Some examples from first paragraphs…


First three sentences of the article:
"When something doesnt work, do it again. Its weird formula but studio Spiders sticks to it. After ambitious RPG Mars: War Logs that was botched by superficiality and designer's faults they came with Technomancer…
And soon after that…

- "But as soon as you see opening scene you will immediately realise that this product is not worthy of accolades. I would recommend to watch intro in small window in the corner of the screen for all people who has higher sensitivity to cliché, otherwise you could experience small nausea. Over-the-top voice will start to stack one blatant classical cliché after another: People drink water. Water is rare. You have thirst without water. Corporations rule.
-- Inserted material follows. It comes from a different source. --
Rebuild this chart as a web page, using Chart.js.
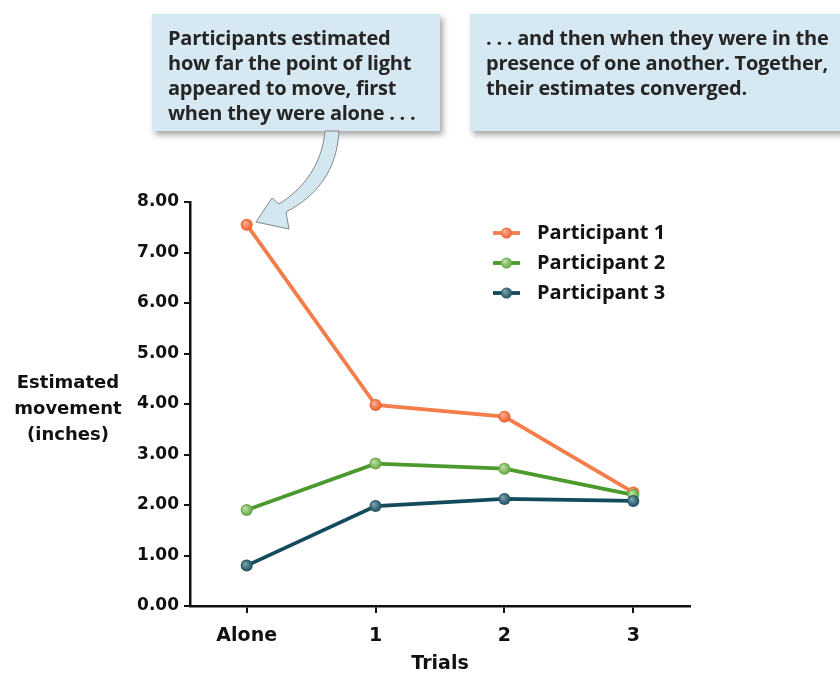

People dont like mutants.

Voice acting like from amateur theatricals combined with sleazy scenario knocks out player's experience and then in the course of next 30 hours the game tries to stand up back again….. But you can be sure that the game will knock you out again."
And then…

- "One of the main reasons for this failure is weak quality of texts and an attempt to give NPCs some characteristics - but this attempt is extremely over-the-top like when Conte (italian coach) celebrates the goal. For example you will meet feminist and within first 5 sentences she will say at least 18 insults of man…."
- "Through rain of insults its sometimes hard to understand what NPC is saying."
- "Sometimes the tone of female voice is so over-the-top that it looks like wannabe dramatic scene from adult movies."
- "Combat system is not extremely bad, but its likely that you will quit the game because of it. It tastes like average lunch in average restaurant that you will quickly forgot… Main problem of combat system are weak animations and zero response to hits. You could as well hit opponents by gummy hammer from Disneyland and the outcome would be the same."
----
And so on… it continues in that way. Its really published and labeled as serious review. If you know at least intro of Technomancer you would know that blatant nonsensical cliché is what that retard has written.